/---
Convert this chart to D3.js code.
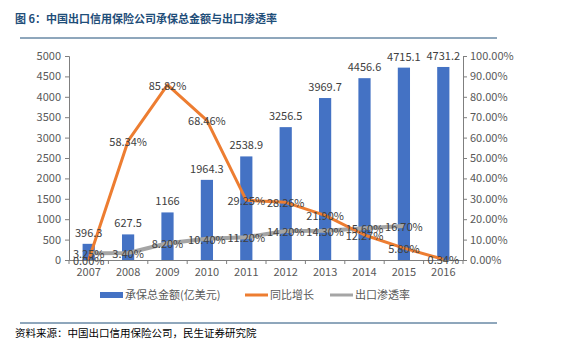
<!DOCTYPE html>
<html>
<head>
<meta charset="utf-8">
<script src="https://cdn.jsdelivr.net/npm/d3@7"></script>
<style>
  body { margin: 0; background: #fff; }
  text { font-family: "Noto Sans CJK SC", "DejaVu Sans", sans-serif; }
</style>
</head>
<body>
<div id="canvas"></div>
<script>
// data
const years = ["2007", "2008", "2009", "2010", "2011", "2012", "2013", "2014", "2015", "2016"];
const amount = [396.3, 627.5, 1166, 1964.3, 2538.9, 3256.5, 3969.7, 4456.6, 4715.1, 4731.2];
const growth = [0.00, 58.34, 85.82, 68.46, 29.25, 28.26, 21.90, 12.27, 5.80, 0.34];
const penetration = [3.25, 3.40, 8.20, 10.40, 11.20, 14.20, 14.30, 15.60, 16.70, null];
const leftTicks = [0, 500, 1000, 1500, 2000, 2500, 3000, 3500, 4000, 4500, 5000];
const rightTicks = [0, 10, 20, 30, 40, 50, 60, 70, 80, 90, 100];
const seriesNames = ["承保总金额(亿美元)", "同比增长", "出口渗透率"];

const width = 565, height = 354;
const margin = { top: 56, left: 69, bottom: 94, right: 102 };
const iwidth = width - margin.left - margin.right;
const iheight = height - margin.top - margin.bottom;

const blue = "#4472c4", orange = "#ed7d31", grey = "#a5a5a5";
const axisColor = "#7f7f7f", labelColor = "#404040";

const svg = d3.select("#canvas").append("svg")
  .attr("width", width)
  .attr("height", height);

// title and rules
svg.append("text")
  .attr("x", 15).attr("y", 23)
  .style("font-size", "11px").style("font-weight", "bold")
  .attr("fill", "#1f4e79")
  .text("图 6：中国出口信用保险公司承保总金额与出口渗透率");

svg.append("line")
  .attr("x1", 20).attr("x2", 497).attr("y1", 38).attr("y2", 38)
  .attr("stroke", "#1f4e79").attr("stroke-width", 1);

svg.append("line")
  .attr("x1", 20).attr("x2", 497).attr("y1", 323).attr("y2", 323)
  .attr("stroke", "#1f4e79").attr("stroke-width", 1);

svg.append("text")
  .attr("x", 15).attr("y", 337)
  .style("font-size", "10.5px")
  .attr("fill", "#000")
  .text("资料来源：中国出口信用保险公司，民生证券研究院");

const g = svg.append("g").attr("transform", `translate(${margin.left},${margin.top})`);

const x = d3.scaleBand()
  .domain(years)
  .range([0, iwidth])
  .paddingInner(0.69)
  .paddingOuter(0.345);

const y = d3.scaleLinear().domain([0, 5000]).range([iheight, 0]);
const y2 = d3.scaleLinear().domain([0, 100]).range([iheight, 0]);

// bars
g.selectAll("rect.bar").data(amount).enter().append("rect")
  .attr("class", "bar")
  .attr("x", (d, i) => x(years[i]))
  .attr("y", d => y(d))
  .attr("width", x.bandwidth())
  .attr("height", d => iheight - y(d))
  .attr("fill", blue);

// axes
const leftAxis = g.append("g")
  .call(d3.axisLeft(y).tickValues(leftTicks).tickSize(4).tickPadding(4).tickFormat(d => d));
const rightAxis = g.append("g")
  .attr("transform", `translate(${iwidth},0)`)
  .call(d3.axisRight(y2).tickValues(rightTicks).tickSize(4).tickPadding(3)
    .tickFormat(d => d.toFixed(2) + "%"));

const step = x.step();
const bottomAxis = g.append("g")
  .attr("transform", `translate(0,${iheight})`)
  .call(d3.axisBottom(x).tickSize(0).tickPadding(8));

bottomAxis.selectAll(".bnd").data(d3.range(years.length + 1)).enter().append("line")
  .attr("x1", i => i * step).attr("x2", i => i * step)
  .attr("y1", 0).attr("y2", 4)
  .attr("stroke", axisColor);

[leftAxis, rightAxis, bottomAxis].forEach(a => {
  a.selectAll("path.domain").attr("stroke", axisColor);
  a.selectAll(".tick line").attr("stroke", axisColor);
  a.selectAll(".tick text").attr("fill", "#595959").style("font-size", "11px")
    .style("font-family", "\"Noto Sans CJK SC\", sans-serif");
});
bottomAxis.selectAll("path.domain").attr("d", `M0,0.5H${iwidth}`);

const cx = i => x(years[i]) + x.bandwidth() / 2;

// lines
const growthLine = d3.line().x((d, i) => cx(i)).y(d => y2(d));
const penLine = d3.line().defined(d => d != null).x((d, i) => cx(i)).y(d => y2(d));

g.append("path").datum(penetration)
  .attr("d", penLine).attr("fill", "none")
  .attr("stroke", grey).attr("stroke-width", 4).attr("stroke-linejoin", "round");

g.append("path").datum(growth)
  .attr("d", growthLine).attr("fill", "none")
  .attr("stroke", orange).attr("stroke-width", 3).attr("stroke-linejoin", "round");

// labels
const lblSize = "11px";
g.selectAll("text.barlbl").data(amount).enter().append("text")
  .attr("x", (d, i) => cx(i))
  .attr("y", d => y(d) - 7)
  .attr("text-anchor", "middle")
  .style("font-size", lblSize).attr("fill", labelColor)
  .text(d => d.toString());

g.selectAll("text.penlbl").data(penetration.filter(d => d != null)).enter().append("text")
  .attr("x", (d, i) => cx(i))
  .attr("y", d => y2(d) + 1)
  .attr("dy", "0.35em")
  .attr("text-anchor", "middle")
  .style("font-size", lblSize).attr("fill", labelColor)
  .text(d => d.toFixed(2) + "%");

g.selectAll("text.grlbl").data(growth).enter().append("text")
  .attr("x", (d, i) => cx(i))
  .attr("y", d => y2(d) + 1)
  .attr("dy", "0.35em")
  .attr("text-anchor", "middle")
  .style("font-size", lblSize).attr("fill", labelColor)
  .text(d => d.toFixed(2) + "%");

// legend
const legend = svg.append("g").attr("transform", "translate(0,295)");
const legendX = [100, 245, 330];
const legendColors = [blue, orange, grey];
seriesNames.forEach((name, i) => {
  const lg = legend.append("g").attr("transform", `translate(${legendX[i]},0)`);
  if (i === 0) {
    lg.append("rect").attr("x", 0).attr("y", -3).attr("width", 23).attr("height", 6).attr("fill", blue);
  } else {
    lg.append("line").attr("x1", 0).attr("x2", 23).attr("y1", 0).attr("y2", 0)
      .attr("stroke", legendColors[i]).attr("stroke-width", 3);
  }
  lg.append("text").attr("x", 25).attr("dy", "0.35em")
    .style("font-size", "11px").attr("fill", "#595959")
    .text(name);
});
</script>
</body>
</html>
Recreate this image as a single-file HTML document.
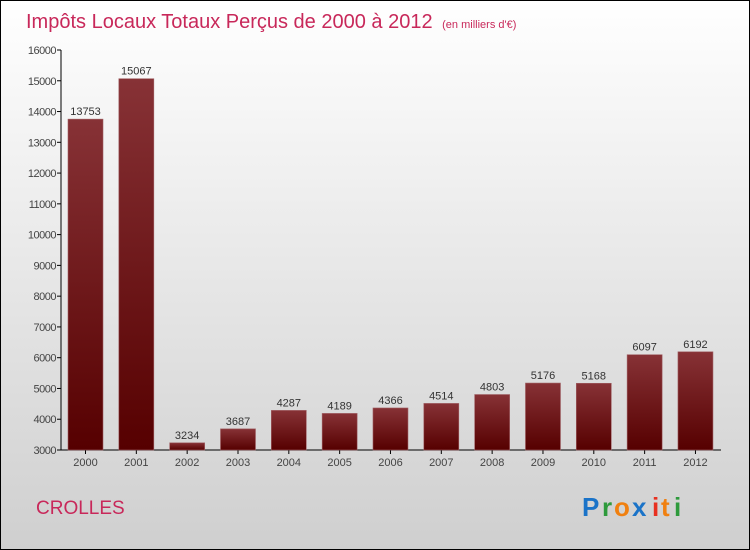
<!DOCTYPE html>
<html><head><meta charset="utf-8"><style>
body{margin:0;width:750px;height:550px;overflow:hidden;font-family:"Liberation Sans",sans-serif}
svg{display:block}
</style></head><body>
<svg width="750" height="550" xmlns="http://www.w3.org/2000/svg">
<defs>
<linearGradient id="bg" x1="0" y1="0" x2="0" y2="1"><stop offset="0" stop-color="#ffffff"/><stop offset="1" stop-color="#cfcfcf"/></linearGradient>
<linearGradient id="bar" x1="0" y1="0" x2="0" y2="1"><stop offset="0" stop-color="#873236"/><stop offset="1" stop-color="#560000"/></linearGradient>
</defs>
<rect x="0.5" y="0.5" width="749" height="549" fill="url(#bg)" stroke="#000"/>
<text x="26" y="28" font-size="20" fill="#c8285a">Impôts Locaux Totaux Perçus de 2000 à 2012 <tspan font-size="11" dx="4">(en milliers d'€)</tspan></text>
<g id="axes"></g>
<g id="bars"></g>
<text x="36" y="514" font-size="19" fill="#c8285a">CROLLES</text>
<g font-size="26" font-weight="bold">
<text x="582" y="516" fill="#1a73c8">P</text><text x="602" y="516" fill="#2e9a3c">r</text><text x="614" y="516" fill="#f08010">o</text><text x="632" y="516" fill="#1a73c8">x</text><text x="652" y="516" fill="#e83020">i</text><text x="661" y="516" fill="#f08010">t</text><text x="674" y="516" fill="#2e9a3c">i</text>
</g>
</svg>
<script>
const years=["2000","2001","2002","2003","2004","2005","2006","2007","2008","2009","2010","2011","2012"];
const values=[13753,15067,3234,3687,4287,4189,4366,4514,4803,5176,5168,6097,6192];
const yTicks=[3000,4000,5000,6000,7000,8000,9000,10000,11000,12000,13000,14000,15000,16000];
const NS="http://www.w3.org/2000/svg";
const y=v=>450-(v-3000)*400/13000;
const x=i=>85.5+i*50.83;
function mk(t,a,p){const e=document.createElementNS(NS,t);for(const k in a)e.setAttribute(k,a[k]);p.appendChild(e);return e;}
const ax=document.getElementById('axes'),bg=document.getElementById('bars');
const yl=mk('line',{x1:61,y1:50,x2:61,y2:450,stroke:'#000'},ax);


const xl=mk('line',{x1:61,y1:450,x2:721,y2:450,stroke:'#000'},ax);


yTicks.forEach(v=>{
 mk('line',{x1:57,y1:y(v),x2:61,y2:y(v),stroke:'#000'},ax);
 const t=mk('text',{x:56,y:y(v)+4,'text-anchor':'end','font-size':11,fill:'#444','letter-spacing':'-0.5'},ax);
 t.textContent=v;
 
 
});
years.forEach((yr,i)=>{
 mk('line',{x1:x(i),y1:450,x2:x(i),y2:454,stroke:'#000'},ax);
 const t=mk('text',{x:x(i),y:466,'text-anchor':'middle','font-size':11,fill:'#444'},ax);
 t.textContent=yr;
 
 
 const r=mk('rect',{x:x(i)-17.5,y:y(values[i]),width:35,height:450-y(values[i]),fill:'url(#bar)',stroke:'#a06064','stroke-width':0.6},bg);
 
 
 const l=mk('text',{x:x(i),y:y(values[i])-4,'text-anchor':'middle','font-size':11,fill:'#333'},bg);
 l.textContent=values[i];
 
 
});
</script>
</body></html>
\---
* SET TASK *
Go back to the entries above and restate word for word every line from the first through the one that contains "d3.scaleLinear().domain([0, 100]).range([iheight, 0]);", leaving the pictures behind.

* WRITTEN SOLUTION *
Convert this chart to D3.js code.
<!DOCTYPE html>
<html>
<head>
<meta charset="utf-8">
<script src="https://cdn.jsdelivr.net/npm/d3@7"></script>
<style>
  body { margin: 0; background: #fff; }
  text { font-family: "Noto Sans CJK SC", "DejaVu Sans", sans-serif; }
</style>
</head>
<body>
<div id="canvas"></div>
<script>
// data
const years = ["2007", "2008", "2009", "2010", "2011", "2012", "2013", "2014", "2015", "2016"];
const amount = [396.3, 627.5, 1166, 1964.3, 2538.9, 3256.5, 3969.7, 4456.6, 4715.1, 4731.2];
const growth = [0.00, 58.34, 85.82, 68.46, 29.25, 28.26, 21.90, 12.27, 5.80, 0.34];
const penetration = [3.25, 3.40, 8.20, 10.40, 11.20, 14.20, 14.30, 15.60, 16.70, null];
const leftTicks = [0, 500, 1000, 1500, 2000, 2500, 3000, 3500, 4000, 4500, 5000];
const rightTicks = [0, 10, 20, 30, 40, 50, 60, 70, 80, 90, 100];
const seriesNames = ["承保总金额(亿美元)", "同比增长", "出口渗透率"];

const width = 565, height = 354;
const margin = { top: 56, left: 69, bottom: 94, right: 102 };
const iwidth = width - margin.left - margin.right;
const iheight = height - margin.top - margin.bottom;

const blue = "#4472c4", orange = "#ed7d31", grey = "#a5a5a5";
const axisColor = "#7f7f7f", labelColor = "#404040";

const svg = d3.select("#canvas").append("svg")
  .attr("width", width)
  .attr("height", height);

// title and rules
svg.append("text")
  .attr("x", 15).attr("y", 23)
  .style("font-size", "11px").style("font-weight", "bold")
  .attr("fill", "#1f4e79")
  .text("图 6：中国出口信用保险公司承保总金额与出口渗透率");

svg.append("line")
  .attr("x1", 20).attr("x2", 497).attr("y1", 38).attr("y2", 38)
  .attr("stroke", "#1f4e79").attr("stroke-width", 1);

svg.append("line")
  .attr("x1", 20).attr("x2", 497).attr("y1", 323).attr("y2", 323)
  .attr("stroke", "#1f4e79").attr("stroke-width", 1);

svg.append("text")
  .attr("x", 15).attr("y", 337)
  .style("font-size", "10.5px")
  .attr("fill", "#000")
  .text("资料来源：中国出口信用保险公司，民生证券研究院");

const g = svg.append("g").attr("transform", `translate(${margin.left},${margin.top})`);

const x = d3.scaleBand()
  .domain(years)
  .range([0, iwidth])
  .paddingInner(0.69)
  .paddingOuter(0.345);

const y = d3.scaleLinear().domain([0, 5000]).range([iheight, 0]);
const y2 = d3.scaleLinear().domain([0, 100]).range([iheight, 0]);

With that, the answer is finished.